Это был хороший моряк, знающий свое дело, смелый и находчивый в критические минуты, но ленивый, беспечный и "слабый" капитан, не пользовавшийся большим авторитетом у матросов и офицеров и несколько распустивший последних. Он не заботился о корвете, предоставив все бремя работ старшему офицеру, и командовал судном что называется спустя рукава. Наверху он показывался редко и большую часть времени лежал у себя на диване с книгой в руках, и только когда в море свежело и начинался шторм, Вершинин сбрасывал свою лень и по целым часам выстаивал на мостике, спокойный, зоркий и внимательный. Проходила опасность, и он снова скрывался к себе в каюту или заходил в кают-компанию поболтать с офицерами. Большой жуир, он очень любил долгие стоянки в портах, особенно в таких, где можно было найти много развлечений и - главное - хорошеньких женщин, - и в таких портах все время проводил на берегу, почти не заглядывая на корвет, зная, что там неотлучно находится старший офицер Михаил Петрович. На берегу Вершинин кутил, и об его грандиозных кутежах и похождениях ходили целые легенды, не всегда соответствовавшие достоинству командира русского военного судна. Зато целый цветник хорошеньких женщин разных национальностей оплакивал отъезд такого веселого и щедрого русского капитана и в Шербурге, и в Лисабоне, и в Рио-Жанейро, и в Каптауне, и в Батавии, и в Сингапуре, и в Гонконге. Довольны были заходами в порты и долгими стоянками, конечно, и офицеры, а высшее морское начальство удовлетворялось рапортами Вершинина, объяснявшего свои заходы и долгие стоянки то безотложностью починок, то необходимостью дать "освежиться", как выражаются моряки, команде после бурного перехода. И потому в рапортах Вершинина переходы всегда сопровождались штормами.

Веселый, мягкий и добродушный сибарит, Вершинин не был особенно разборчив в средствах для удовлетворения потребностей своей широкой барской натуры, и так как жалованья ему не хватало, то он с легкомыслием слабого, неустойчивого человека подписывал сомнительные счета поставщиков и не брезговал разными "экономиями".

Нечего и говорить, что с прибытием адмирала, да еще такого беспокойного, как Корнев, окончились "веселые дни Аранхуэца". Приходилось Николаю Афанасьевичу подтянуться, держать ухо востро и не смотреть на каждый порт, как на Капую. Приходилось более заниматься службой, быть деятельным капитаном и выслушивать адмиральские выговоры.

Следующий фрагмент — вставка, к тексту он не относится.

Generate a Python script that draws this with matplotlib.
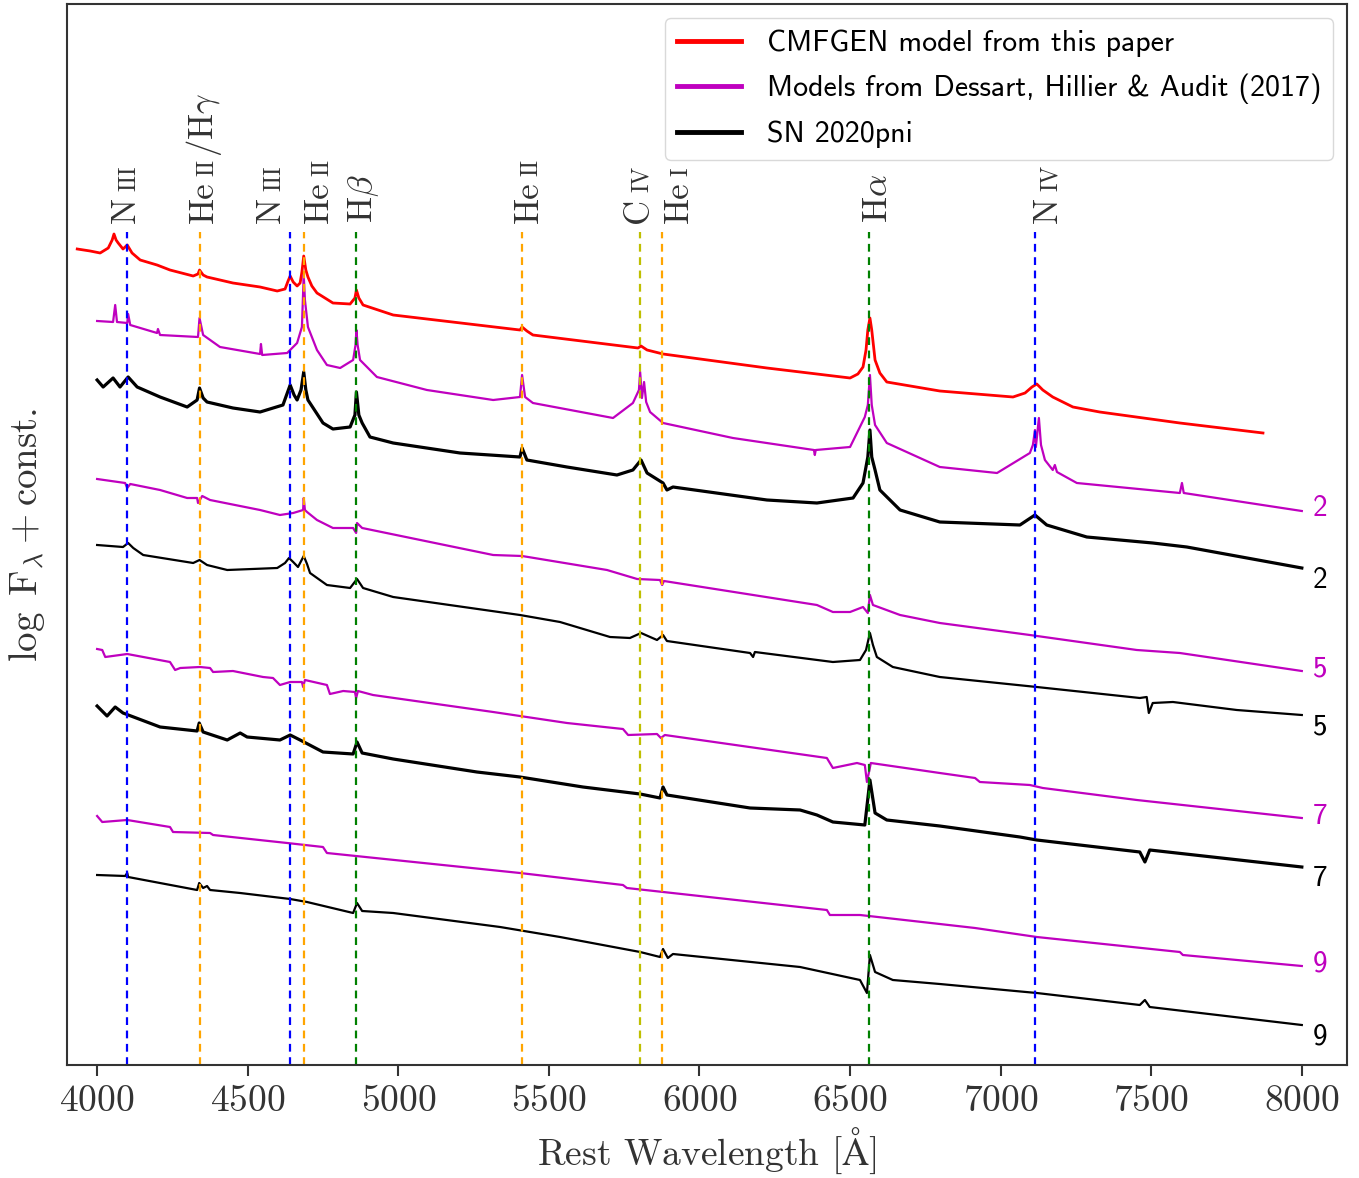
import numpy as np
import matplotlib.pyplot as plt

plt.rcParams['font.family'] = 'serif'
plt.rcParams['font.serif'] = ['cmr10']
plt.rcParams['mathtext.fontset'] = 'cm'
plt.rcParams['axes.formatter.use_mathtext'] = True

# CMFGEN model (this paper)
cmfgen_wave = [3934, 3977, 4010, 4037, 4050, 4056, 4063, 4070, 4086, 4100, 4116, 4143, 4199, 4242, 4319, 4335,
               4340, 4352, 4365, 4451, 4541, 4598, 4624, 4634, 4641, 4651, 4664, 4674, 4680, 4686, 4693, 4700,
               4713, 4730, 4783, 4840, 4856, 4861, 4869, 4883, 4983, 5404, 5411, 5427, 5447, 5796, 5806, 5826,
               5879, 6224, 6390, 6500, 6526, 6543, 6553, 6559, 6566, 6572, 6583, 6599, 6622, 6798, 7041, 7081,
               7104, 7120, 7140, 7173, 7240, 7329, 7595, 7871]
cmfgen_flux = [8.16, 8.14, 8.12, 8.17, 8.25, 8.31, 8.25, 8.22, 8.16, 8.20, 8.12, 8.05, 8.00, 7.95, 7.89, 7.91,
               7.95, 7.90, 7.88, 7.82, 7.78, 7.74, 7.76, 7.84, 7.89, 7.83, 7.79, 7.82, 7.93, 8.09, 7.95, 7.88,
               7.79, 7.72, 7.62, 7.61, 7.67, 7.75, 7.67, 7.60, 7.50, 7.35, 7.38, 7.34, 7.30, 7.17, 7.19, 7.15,
               7.11, 6.97, 6.91, 6.87, 6.91, 6.98, 7.15, 7.35, 7.47, 7.35, 7.05, 6.92, 6.83, 6.74, 6.68, 6.72,
               6.78, 6.81, 6.75, 6.68, 6.58, 6.53, 6.42, 6.32]

# Dessart, Hillier & Audit (2017) models, day 2 / 5 / 7 / 9
d2_wave = [4000, 4053, 4060, 4066, 4100, 4103, 4110, 4199, 4202, 4209, 4335, 4340, 4352, 4408, 4541, 4544,
           4548, 4631, 4664, 4680, 4686, 4690, 4700, 4730, 4763, 4807, 4850, 4858, 4861, 4865, 4873, 4929,
           5095, 5315, 5404, 5411, 5421, 5447, 5713, 5779, 5799, 5803, 5809, 5816, 5823, 5836, 5879, 6111,
           6380, 6383, 6386, 6500, 6549, 6559, 6566, 6572, 6583, 6622, 6798, 6988, 7097, 7107, 7114, 7117,
           7127, 7134, 7147, 7173, 7180, 7187, 7253, 7595, 7602, 7608, 8000]
d2_flux = [7.44, 7.43, 7.60, 7.43, 7.42, 7.51, 7.40, 7.32, 7.36, 7.30, 7.28, 7.47, 7.30, 7.18, 7.11, 7.21,
           7.10, 7.12, 7.22, 7.38, 7.90, 7.65, 7.38, 7.15, 7.00, 6.97, 7.05, 7.20, 7.35, 7.20, 7.05, 6.88,
           6.75, 6.65, 6.68, 6.90, 6.68, 6.62, 6.47, 6.62, 6.75, 6.93, 6.67, 6.83, 6.63, 6.53, 6.42, 6.27,
           6.15, 6.10, 6.15, 6.18, 6.48, 6.60, 6.90, 6.60, 6.40, 6.22, 5.98, 5.92, 6.12, 6.20, 6.35, 6.18,
           6.47, 6.20, 6.05, 5.95, 6.00, 5.93, 5.82, 5.72, 5.82, 5.72, 5.54]

d5_wave = [4000, 4093, 4100, 4110, 4209, 4299, 4332, 4335, 4349, 4375, 4541, 4607, 4651, 4684, 4686, 4690,
           4697, 4730, 4783, 4850, 4860, 4863, 4880, 5315, 5411, 5693, 5793, 5869, 5876, 5882, 6390, 6443,
           6500, 6543, 6559, 6566, 6576, 6666, 6798, 7097, 7452, 7595, 8000]
d5_flux = [5.86, 5.82, 5.77, 5.81, 5.75, 5.67, 5.67, 5.62, 5.69, 5.65, 5.55, 5.50, 5.52, 5.55, 5.67, 5.55,
           5.53, 5.45, 5.37, 5.37, 5.32, 5.42, 5.37, 5.10, 5.09, 4.95, 4.86, 4.85, 4.80, 4.84, 4.60, 4.53,
           4.53, 4.58, 4.52, 4.70, 4.60, 4.50, 4.42, 4.30, 4.15, 4.12, 3.94]

d7_wave = [4000, 4017, 4027, 4100, 4242, 4259, 4276, 4342, 4375, 4385, 4451, 4551, 4584, 4607, 4641, 4680,
           4684, 4690, 4763, 4773, 4817, 4856, 4860, 4866, 4916, 5315, 5560, 5746, 5763, 5859, 5872, 5885,
           6423, 6443, 6523, 6549, 6556, 6569, 6798, 6915, 6931, 7097, 7140, 7452, 8000]
d7_flux = [4.16, 4.15, 4.08, 4.11, 4.03, 3.95, 3.97, 3.98, 3.97, 3.93, 3.94, 3.88, 3.87, 3.80, 3.83, 3.83,
           3.78, 3.85, 3.80, 3.71, 3.74, 3.73, 3.67, 3.74, 3.70, 3.53, 3.42, 3.36, 3.30, 3.31, 3.27, 3.30,
           3.07, 2.97, 3.02, 3.00, 2.83, 3.02, 2.92, 2.87, 2.83, 2.80, 2.77, 2.65, 2.47]

d9_wave = [4000, 4017, 4100, 4242, 4252, 4375, 4385, 4631, 4750, 4763, 5404, 5746, 5759, 6423, 6433, 6533,
           6798, 6915, 7120, 7595, 7605, 8000]
d9_flux = [2.49, 2.43, 2.45, 2.38, 2.33, 2.32, 2.30, 2.22, 2.18, 2.12, 1.92, 1.80, 1.77, 1.55, 1.50, 1.50,
           1.41, 1.37, 1.28, 1.13, 1.10, 0.99]

# SN 2020pni spectra, day 2 / 5 / 7 / 9
sn2_wave = [4000, 4020, 4053, 4076, 4103, 4133, 4209, 4299, 4332, 4340, 4352, 4365, 4451, 4541, 4617, 4641,
            4654, 4664, 4677, 4686, 4693, 4700, 4750, 4783, 4840, 4856, 4861, 4869, 4880, 4906, 4983, 5205,
            5404, 5411, 5427, 5560, 5726, 5779, 5806, 5826, 5879, 5892, 5912, 6224, 6390, 6510, 6543, 6559,
            6566, 6572, 6583, 6599, 6666, 6798, 7064, 7114, 7153, 7286, 7505, 7618, 8000]
sn2_flux = [6.85, 6.78, 6.87, 6.78, 6.88, 6.78, 6.68, 6.58, 6.65, 6.77, 6.67, 6.63, 6.57, 6.53, 6.60, 6.80,
            6.70, 6.65, 6.75, 6.93, 6.75, 6.65, 6.42, 6.36, 6.38, 6.50, 6.73, 6.50, 6.42, 6.28, 6.22, 6.12,
            6.08, 6.17, 6.05, 5.98, 5.90, 5.95, 6.05, 5.92, 5.82, 5.75, 5.78, 5.65, 5.62, 5.67, 5.82, 6.08,
            6.35, 6.08, 5.95, 5.75, 5.55, 5.43, 5.40, 5.50, 5.40, 5.28, 5.22, 5.18, 4.97]

sn5_wave = [4000, 4086, 4103, 4120, 4153, 4319, 4340, 4365, 4432, 4598, 4624, 4637, 4651, 4667, 4686, 4697,
            4707, 4763, 4840, 4863, 4883, 4983, 5404, 5537, 5703, 5769, 5806, 5859, 5879, 5892, 6168, 6178,
            6184, 6443, 6533, 6553, 6566, 6576, 6589, 6642, 6798, 7120, 7462, 7485, 7492, 7505, 7572, 7784,
            8000]
sn5_flux = [5.20, 5.18, 5.22, 5.17, 5.10, 5.02, 5.05, 5.00, 4.95, 4.97, 5.02, 5.07, 5.03, 4.98, 5.09, 5.01,
            4.92, 4.80, 4.77, 4.86, 4.77, 4.68, 4.50, 4.43, 4.28, 4.27, 4.32, 4.25, 4.30, 4.24, 4.12, 4.08,
            4.13, 4.03, 4.05, 4.15, 4.32, 4.20, 4.08, 3.98, 3.88, 3.78, 3.67, 3.68, 3.52, 3.62, 3.63, 3.55,
            3.50]

sn7_wave = [4000, 4033, 4060, 4086, 4209, 4332, 4339, 4352, 4432, 4475, 4498, 4607, 4641, 4674, 4750, 4850,
            4863, 4880, 4983, 5261, 5404, 5613, 5803, 5869, 5879, 5892, 6168, 6334, 6390, 6443, 6549, 6566,
            6583, 6622, 6798, 7064, 7120, 7462, 7479, 7495, 8000]
sn7_flux = [3.59, 3.49, 3.58, 3.52, 3.38, 3.34, 3.42, 3.33, 3.25, 3.32, 3.28, 3.25, 3.30, 3.25, 3.13, 3.11,
            3.23, 3.12, 3.06, 2.93, 2.88, 2.78, 2.71, 2.67, 2.78, 2.70, 2.57, 2.55, 2.50, 2.43, 2.40, 2.85,
            2.52, 2.45, 2.39, 2.28, 2.25, 2.13, 2.03, 2.15, 1.98]

sn9_wave = [4000, 4093, 4100, 4103, 4332, 4339, 4352, 4365, 4375, 4475, 4641, 4697, 4850, 4863, 4880, 4983,
            5338, 5537, 5803, 5869, 5879, 5895, 5912, 6334, 6533, 6556, 6566, 6583, 6642, 6798, 7120, 7462,
            7479, 7495, 8000]
sn9_flux = [1.90, 1.89, 1.92, 1.88, 1.75, 1.82, 1.77, 1.79, 1.75, 1.72, 1.66, 1.63, 1.52, 1.62, 1.54, 1.52,
            1.38, 1.28, 1.13, 1.08, 1.16, 1.07, 1.11, 0.98, 0.85, 0.72, 1.10, 0.93, 0.85, 0.81, 0.72, 0.60,
            0.65, 0.58, 0.40]

epochs = ['2', '5', '7', '9']

# line identifications
line_waves = [4100, 4340, 4640, 4686, 4861, 5411, 5801, 5876, 6563, 7115]
line_colors = ['b', 'orange', 'b', 'orange', 'g', 'orange', 'y', 'orange', 'g', 'b']
line_labels = [
    [('N', 'big'), ('III', 'small')],
    [('He', 'big'), ('II', 'small'), ('/H$\\gamma$', 'big')],
    [('N', 'big'), ('III', 'small')],
    [('He', 'big'), ('II', 'small')],
    [('H$\\beta$', 'big')],
    [('He', 'big'), ('II', 'small')],
    [('C', 'big'), ('IV', 'small')],
    [('He', 'big'), ('I', 'small')],
    [('H$\\alpha$', 'big')],
    [('N', 'big'), ('IV', 'small')],
]
# where the text baseline sits (some labels are nudged off their line)
label_x = [4126, 4385, 4607, 4767, 4913, 5462, 5829, 5960, 6622, 7187]

fig, ax = plt.subplots(figsize=(13.59, 11.78), dpi=100)
fig.subplots_adjust(left=67/1359, right=1347/1359, top=1-4/1178, bottom=1-1065/1178)

ax.plot(cmfgen_wave, cmfgen_flux, color='r', lw=2.0, label='CMFGEN model from this paper')

model_sets = [(d2_wave, d2_flux), (d5_wave, d5_flux), (d7_wave, d7_flux), (d9_wave, d9_flux)]
sn_sets = [(sn2_wave, sn2_flux), (sn5_wave, sn5_flux), (sn7_wave, sn7_flux), (sn9_wave, sn9_flux)]
sn_widths = [2.3, 1.6, 2.3, 1.6]

for i, ((mw, mf), (sw, sf)) in enumerate(zip(model_sets, sn_sets)):
    ax.plot(mw, mf, color='m', lw=1.6,
            label='Models from Dessart, Hillier & Audit (2017)' if i == 0 else None)
    ax.plot(sw, sf, color='k', lw=sn_widths[i], label='SN 2020pni' if i == 0 else None)
    ax.text(mw[-1] + 60, mf[-1] + 0.02, epochs[i], color='m', family='cmss10', fontsize=21,
            ha='center', va='center')
    ax.text(sw[-1] + 60, sf[-1] - 0.12, epochs[i], color='k', family='cmss10', fontsize=21,
            ha='center', va='center')

ax.set_xlim(3900, 8150)
ax.set_ylim(0, 10.61)

line_top = 8.33
for w, c in zip(line_waves, line_colors):
    ax.plot([w, w], [0, line_top], color=c, ls='--', lw=1.6, dashes=(3.5, 2.5))

fig.canvas.draw()
renderer = fig.canvas.get_renderer()
sizes = {'big': 25, 'small': 17}
for x, parts in zip(label_x, line_labels):
    offset = 0.0
    for k, (txt, kind) in enumerate(parts):
        t = ax.annotate(txt, xy=(x, 8.42), xycoords='data', xytext=(0, offset),
                        textcoords='offset points', rotation=90, rotation_mode='anchor',
                        ha='left', va='baseline', fontsize=sizes[kind], color='0.2',
                        annotation_clip=False)
        bb = t.get_window_extent(renderer)
        gap = 4.0 if kind == 'big' and k + 1 < len(parts) and parts[k + 1][1] == 'small' else 1.0
        offset += bb.height * 72 / fig.dpi + gap

ax.set_xticks(np.arange(4000, 8001, 500))
ax.set_yticks([])
ax.tick_params(axis='x', direction='out', length=8, width=1.5, labelsize=27, pad=6,
               color='0.2', labelcolor='0.2')
for s in ax.spines.values():
    s.set_linewidth(1.5)
    s.set_color('0.2')

ax.set_xlabel(r'Rest Wavelength [$\mathrm{\AA}$]', fontsize=27, color='0.2', labelpad=6)
ax.set_ylabel(r'$\log\ \mathrm{F}_\lambda + \mathrm{const.}$', fontsize=28, color='0.2')
ax.yaxis.set_label_coords(-0.016, 0.5)

leg = ax.legend(loc='upper right', prop={'family': 'cmss10', 'size': 21.5}, handlelength=2.15,
                handletextpad=0.84, borderaxespad=0.47, fancybox=True, framealpha=1,
                edgecolor='0.85', labelspacing=0.55)
for h in leg.get_lines():
    h.set_linewidth(3.5)

fig.savefig('out.png', dpi=100)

И адмирал и капитан, как две совершенно разные натуры, далеко не симпатизировали друг другу… Только общая им обоим "морская жилка" несколько примиряла их. Тем не менее адмирал не раз уже подумывал, как бы под благовидным предлогом "сплавить" Вершинина, а Николай Афанасьевич, в свою очередь, нередко мечтал о той счастливой минуте, когда беспокойный адмирал пересядет на одно из других судов эскадры и хоть на некоторое время даст вздохнуть.